→ **WORK TO COMPLETE**: Quote each line of the material verbatim, without the pictures.

(begin)

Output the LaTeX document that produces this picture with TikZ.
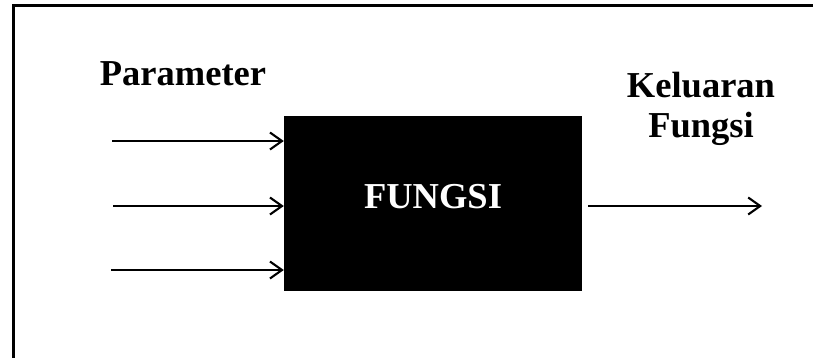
\documentclass[tikz,border=0pt]{standalone}
\usepackage{fontspec}
\setmainfont{Liberation Serif}
\usetikzlibrary{arrows.meta}
\tikzset{
  lbl/.style={font=\fontsize{36.5}{40}\selectfont\bfseries, inner sep=0pt, align=center},
  flow/.style={line width=2.1pt, -{Straight Barb[length=12pt,width=17pt,line width=2.1pt]}},
  fnbox/.style={fill=black, draw=none, minimum width=298pt, minimum height=175pt, inner sep=0pt}
}
\begin{document}
\begin{tikzpicture}[x=1pt,y=-1pt]
  \clip (0,0) rectangle (813,357);
  \fill[white] (0,0) rectangle (813,357);
  % outer frame (runs past the right and bottom edges)
  \draw[line width=2.2pt] (13.5,5.5) rectangle (840,380);
  % function block
  \node[fnbox] (fn) at (433,203.5) {};
  \node[lbl, text=white, anchor=base] (fnlabel) at (433,208) {FUNGSI};
  % input arrows
  \coordinate (in1) at (112,141);
  \coordinate (in2) at (113,206);
  \coordinate (in3) at (111,270);
  \draw[flow] (in1) -- (in1 -| fn.west);
  \draw[flow] (in2) -- (in2 -| fn.west);
  \draw[flow] (in3) -- (in3 -| fn.west);
  % output arrow
  \coordinate (out) at (762,206);
  \draw[flow] (fn.east |- out) ++(6,0) -- (out);
  % labels
  \node[lbl, anchor=base] (param) at (183,85) {Parameter};
  \node[lbl, anchor=base] (kel) at (701,97) {Keluaran};
  \node[lbl, anchor=base] (fng) at (701,137) {Fungsi};
\end{tikzpicture}
\end{document}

(end)

→ **TASK ANSWER**:
Output the LaTeX document that produces this picture with TikZ.
\documentclass[tikz,border=0pt]{standalone}
\usepackage{fontspec}
\setmainfont{Liberation Serif}
\usetikzlibrary{arrows.meta}
\tikzset{
  lbl/.style={font=\fontsize{36.5}{40}\selectfont\bfseries, inner sep=0pt, align=center},
  flow/.style={line width=2.1pt, -{Straight Barb[length=12pt,width=17pt,line width=2.1pt]}},
  fnbox/.style={fill=black, draw=none, minimum width=298pt, minimum height=175pt, inner sep=0pt}
}
\begin{document}
\begin{tikzpicture}[x=1pt,y=-1pt]
  \clip (0,0) rectangle (813,357);
  \fill[white] (0,0) rectangle (813,357);
  % outer frame (runs past the right and bottom edges)
  \draw[line width=2.2pt] (13.5,5.5) rectangle (840,380);
  % function block
  \node[fnbox] (fn) at (433,203.5) {};
  \node[lbl, text=white, anchor=base] (fnlabel) at (433,208) {FUNGSI};
  % input arrows
  \coordinate (in1) at (112,141);
  \coordinate (in2) at (113,206);
  \coordinate (in3) at (111,270);
  \draw[flow] (in1) -- (in1 -| fn.west);
  \draw[flow] (in2) -- (in2 -| fn.west);
  \draw[flow] (in3) -- (in3 -| fn.west);
  % output arrow
  \coordinate (out) at (762,206);
  \draw[flow] (fn.east |- out) ++(6,0) -- (out);
  % labels
  \node[lbl, anchor=base] (param) at (183,85) {Parameter};
  \node[lbl, anchor=base] (kel) at (701,97) {Keluaran};
  \node[lbl, anchor=base] (fng) at (701,137) {Fungsi};
\end{tikzpicture}
\end{document}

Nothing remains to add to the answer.